Behind the scenes, Iran is cooperating with US plans for war with Iraq. Tehran has assured the US that it will accept the violation of its airspace by American fighter planes involved in hostile action. Iran will also come to the aid of any planes or ships shot down or damaged in Iranian territory in the course of conflict. Additionally, according to American newspapers, the Iranian navy recently helped in imposing the oil embargo on Iraq. The Iranian-based opposition group “Supreme Council of the Islamic Revolution in Iraq” (SCIRI), meanwhile, has received a green light from Iranian official circles to coordinate its activities with the American military.

According to a November 11 report by United Press International, the collaboration goes further. The report states that contact officers have been appointed by US Central Command to discuss logistical issues with Iran, such as the dispatch of heavy bridge components through Iran enabling US troops to cross the Euphrates river. In addition, there are “strong rumours inside the Special Forces community that Iranian specialist troops have been inserted alongside US and British Special Forces teams now in the marsh districts of southern Iraq.”

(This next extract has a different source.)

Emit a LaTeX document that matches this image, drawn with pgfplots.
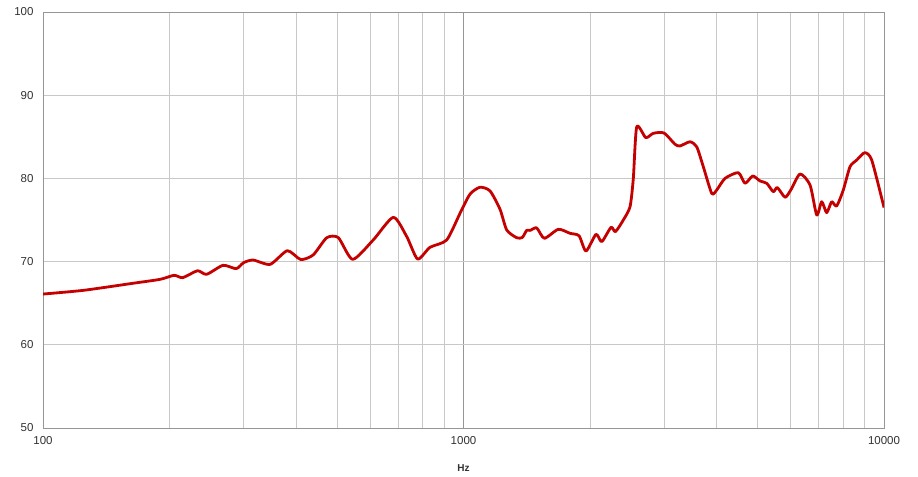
\documentclass[border=0pt]{standalone}
\usepackage{pgfplots}
\pgfplotsset{compat=1.18}
\usepackage{fontspec}
\setmainfont{Liberation Sans}
\definecolor{curve}{RGB}{196,0,0}
\definecolor{gridminor}{RGB}{200,200,200}
\definecolor{gridmajor}{RGB}{150,150,150}
\definecolor{lbl}{RGB}{50,50,50}
\begin{document}
\begin{tikzpicture}
\begin{semilogxaxis}[
  name=ax,
  scale only axis,
  width=841pt, height=416pt,
  xmin=100, xmax=10000, ymin=50, ymax=100,
  xtick={100,1000,10000},
  xticklabels={100,1000,10000},
  minor xtick={200,300,400,500,600,700,800,900,2000,3000,4000,5000,6000,7000,8000,9000},
  ytick={50,60,70,80,90,100},
  major tick length=0pt, minor tick length=0pt,
  xmajorgrids, xminorgrids, ymajorgrids,
  major grid style={gridmajor, line width=0.8pt},
  minor grid style={gridminor, line width=0.8pt},
  y grid style={gridminor, line width=0.8pt},
  axis line style={gridmajor, line width=0.8pt},
  tick label style={font=\fontsize{11.5}{12}\selectfont, text=lbl},
  /pgf/number format/assume math mode=true,
  xlabel={\bfseries Hz},
  xlabel style={font=\fontsize{10}{12}\selectfont, text=lbl, yshift=-13pt},
  xticklabel style={yshift=-5pt},
  yticklabel style={xshift=-6pt},
]
\addplot[curve, line width=2.8pt, smooth, tension=0.4, line join=round] coordinates {
(100,66.1) (125,66.55) (164,67.4) (190,67.87) (205,68.35) (215,68.07)
(233,68.9) (245,68.47) (268,69.55) (288,69.15) (300,69.87) (316,70.19)
(347,69.67) (381,71.31) (410,70.25) (439,70.8) (473,72.87) (504,72.87)
(545,70.27) (610,72.6) (681,75.32) (733,73.0) (778,70.31) (832,71.71)
(912,72.6) (981,75.8) (1036,78.1) (1094,78.93) (1156,78.5) (1221,76.3)
(1267,73.8) (1338,72.87) (1380,72.9) (1413,73.75) (1440,73.75) (1493,74.05)
(1557,72.8) (1680,73.88) (1792,73.4) (1883,73.1) (1956,71.27) (2066,73.28)
(2132,72.4) (2243,74.12) (2298,73.6) (2399,75.0) (2489,76.6) (2534,80.0)
(2582,86.2) (2713,84.9) (2828,85.42) (3000,85.45) (3184,84.1) (3273,83.9)
(3456,84.4) (3586,83.8) (3718,81.4) (3893,78.2) (4000,78.6) (4187,80.0)
(4503,80.69) (4671,79.41) (4873,80.29) (5071,79.69) (5261,79.41) (5454,78.4)
(5576,78.9) (5817,77.73) (6000,78.6) (6314,80.53) (6670,79.2) (6918,75.6)
(7110,77.2) (7306,75.88) (7508,77.2) (7716,76.68) (8000,78.6) (8301,81.4)
(8610,82.2) (9000,83.09) (9349,82.2) (10000,76.5)
};
\end{semilogxaxis}
\path ([xshift=-43pt,yshift=-49pt]ax.south west) rectangle ([xshift=34pt,yshift=12pt]ax.north east);
\end{tikzpicture}
\end{document}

The article also claims that Syria’s recent support for the United Nations resolution on weapons inspections in Iraq was largely the result of pressure from Iran. In the meantime, the Lebanese-based Hezbollah movement has openly sided with Iran and notably refused to meet with Iraq’s foreign minister during his recent visit to Lebanon. Hezbollah is supported by both Syria and Iran.

Despite these developments, Washington is continuing to pressure Iran. The US State Department sharply criticised the death sentence against Aghajari. Meanwhile, a meeting planned for this week in New York between Iran’s ambassador to the UN and members of US Congress has been called off for the time being.